This is one of those book series that I really, really want to purchase as a beautiful, matching, leather-bound set. And, yes, I would read it for pleasure, and I would treasure it.
The joke, for anyone else here who isn't a book nerd (my wife is), is that now whenever an old author dies with unfinished work, or hasn't finished their work (that's you, George!) people make a joke "Just let Brandon Sanderson finish it!" because Mr. Sanderson is an absolute writing beast, he's a "100x writer" if there ever was one and he is working on (or finished?) a book series[0] by a now-dead author and most people think he made it better.

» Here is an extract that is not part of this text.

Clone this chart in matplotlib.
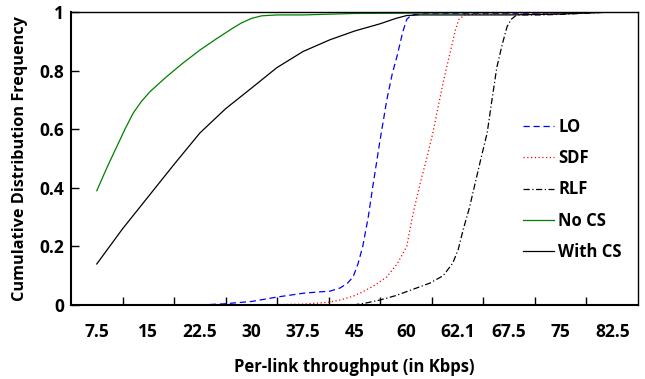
import matplotlib.pyplot as plt

plt.rcParams['font.family'] = ['Open Sans', 'DejaVu Sans']
plt.rcParams['font.weight'] = 'bold'

# category labels shown under the x axis (one per 7.5 Kbps slot)
tick_labels = ['7.5', '15', '22.5', '30', '37.5', '45', '60', '62.1', '67.5', '75', '82.5']

# curves (x in axis units, y = CDF)
lo_x = [22.5, 26, 30, 33.7, 37.5, 40, 41.4, 42.9, 44, 44.8, 45.5, 46.2, 47, 47.7, 48.7, 49.7, 50.5,
        51.2, 52, 52.6, 53.3, 55, 60, 67.5, 75, 82.5]
lo_y = [0.0, 0.004, 0.012, 0.027, 0.04, 0.045, 0.047, 0.058, 0.075, 0.096, 0.14, 0.2, 0.3, 0.41, 0.56, 0.70, 0.79,
        0.85, 0.93, 0.975, 0.99, 0.995, 0.995, 0.995, 0.997, 1.0]

sdf_x = [30.8, 37.5, 40, 41.4, 42.9, 44.8, 46.2, 48, 49.7, 51.2, 52.6, 53.5, 54.5, 55.5, 56.4, 57.2,
         57.9, 58.6, 59.2, 59.7, 60.2, 61, 63, 67.5, 75, 82.5]
sdf_y = [0.0, 0.003, 0.007, 0.01, 0.017, 0.03, 0.045, 0.068, 0.096, 0.14, 0.2, 0.31, 0.41, 0.50, 0.587, 0.68,
         0.76, 0.83, 0.89, 0.94, 0.975, 0.99, 0.993, 0.993, 0.995, 1.0]

rlf_x = [44.8, 46.5, 48.7, 51, 53.1, 56, 57.9, 59.3, 60.1, 60.8, 61.7, 62.5, 63.4, 64.3, 65, 65.7,
         66.5, 67.2, 67.8, 68.6, 72, 75, 82.5]
rlf_y = [0.0, 0.006, 0.017, 0.032, 0.05, 0.075, 0.1, 0.143, 0.19, 0.256, 0.33, 0.41, 0.50, 0.587, 0.70, 0.81,
         0.89, 0.95, 0.975, 0.99, 0.99, 0.992, 1.0]

nocs_x = [7.5, 9, 10.4, 11.6, 12.8, 14, 15.2, 16.5, 17.7, 20, 22.5, 25, 27.3, 28.5, 30, 31.5, 33.75, 37.5,
          45, 60, 75, 82.5]
nocs_y = [0.39, 0.47, 0.54, 0.60, 0.655, 0.695, 0.727, 0.755, 0.78, 0.825, 0.87, 0.91, 0.945, 0.962, 0.978,
          0.987, 0.99, 0.99, 0.995, 0.997, 0.999, 1.0]

withcs_x = [7.5, 11.25, 15, 18.75, 22.5, 26.25, 30, 33.7, 37.5, 41.4, 45, 48.75, 51, 52.6, 54.5, 56.25, 60,
            67.5, 75, 82.5]
withcs_y = [0.14, 0.26, 0.37, 0.48, 0.587, 0.67, 0.74, 0.81, 0.865, 0.905, 0.935, 0.96, 0.978, 0.988, 0.99,
            0.99, 0.99, 0.99, 0.993, 1.0]

fig = plt.figure(figsize=(6.45, 3.79), dpi=100)
ax = fig.add_axes([71 / 645, 1 - 305 / 379, 567 / 645, 293 / 379])

ax.plot(lo_x, lo_y, color='#0000ff', lw=0.9, dashes=(5, 3), label='LO')
ax.plot(sdf_x, sdf_y, color='#ff0000', lw=0.9, linestyle=(0, (1, 2)), label='SDF')
ax.plot(rlf_x, rlf_y, color='black', lw=0.9, dashes=(5, 2, 1, 2), label='RLF')
ax.plot(nocs_x, nocs_y, color='#008000', lw=0.9, label='No CS')
ax.plot(withcs_x, withcs_y, color='black', lw=0.9, label='With CS')

centers = [7.5 * (i + 1) for i in range(len(tick_labels))]
ax.set_xlim(3.75, 86.25)
ax.set_ylim(0, 1)
ax.set_xticks(centers)
ax.set_xticklabels(tick_labels)
ax.set_xticks([3.75 + 7.5 * k for k in range(1, 11)], minor=True)
ax.tick_params(axis='x', which='major', length=0, pad=13, labelsize=12.5)
ax.tick_params(axis='x', which='minor', direction='in', length=6, width=1)
ax.set_yticks([0, 0.2, 0.4, 0.6, 0.8, 1.0])
ax.set_yticklabels(['0', '0.2', '0.4', '0.6', '0.8', '1'])
ax.tick_params(axis='y', direction='in', length=6, width=1, labelsize=12.5, pad=5)

for s in ['left', 'bottom']:
    ax.spines[s].set_linewidth(1.5)
for s in ['top', 'right']:
    ax.spines[s].set_linewidth(1.0)

ax.set_xlabel('Per-link throughput (in Kbps)', fontsize=12, fontweight='bold', va='center')
ax.xaxis.set_label_coords(0.5, (305 - 367) / 293)
ax.set_ylabel('Cumulative Distribution Frequency', fontsize=11.7, fontweight='bold', labelpad=8)

ax.legend(loc='upper left', bbox_to_anchor=(0.77, 0.69), frameon=False, fontsize=12,
          handlelength=1.9, handletextpad=0.25, labelspacing=0.8)

fig.savefig('out.png', dpi=100)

I'm flattered, but have no idea where that came from. While I have implemented some interesting data structures and algorithms in my time, I don't consider myself a "Computer Scientist" or algorithms expert. However, I did work with Knuth in the 1980s, and am in a group photo in his "Digital Typography" book. I agree with all the nice things people have said about him.
I was thinking the same thing when I clicked on the comments. I somewhat expect this will be the last volume in the series, so one could now hope to buy a "complete" set. I would love to revisit and explore all of the material using modern programming languages.
One might hope that he can at least complete 4C such that volume 4 is complete. I am skeptical that volume 5 or later will see the light of day, But I also cannot predict the future.
This comment made me check the history of the official TAOCP page [1] through the Wayback Machine. Volume 5 was estimated to be ready in 2009 at the very first snapshot (1997), in 2010 by 2003, in 2015 by 2007, in 2020 by 2010, in 2025 by 2015 which is the latest estimate today. At the first glance this looks like an eternal "10 years later", but note that that estimate didn't change since 2015 and the 2025 estimate is now only 3 years away. Does this mean that Knuth does plan to publish anything related to Volume 5 by that time?
Same - it's just a joy dropping into some random section and reading through, but my copies are a little abused by that practice. I'd love to have a second set for aesthetics and display.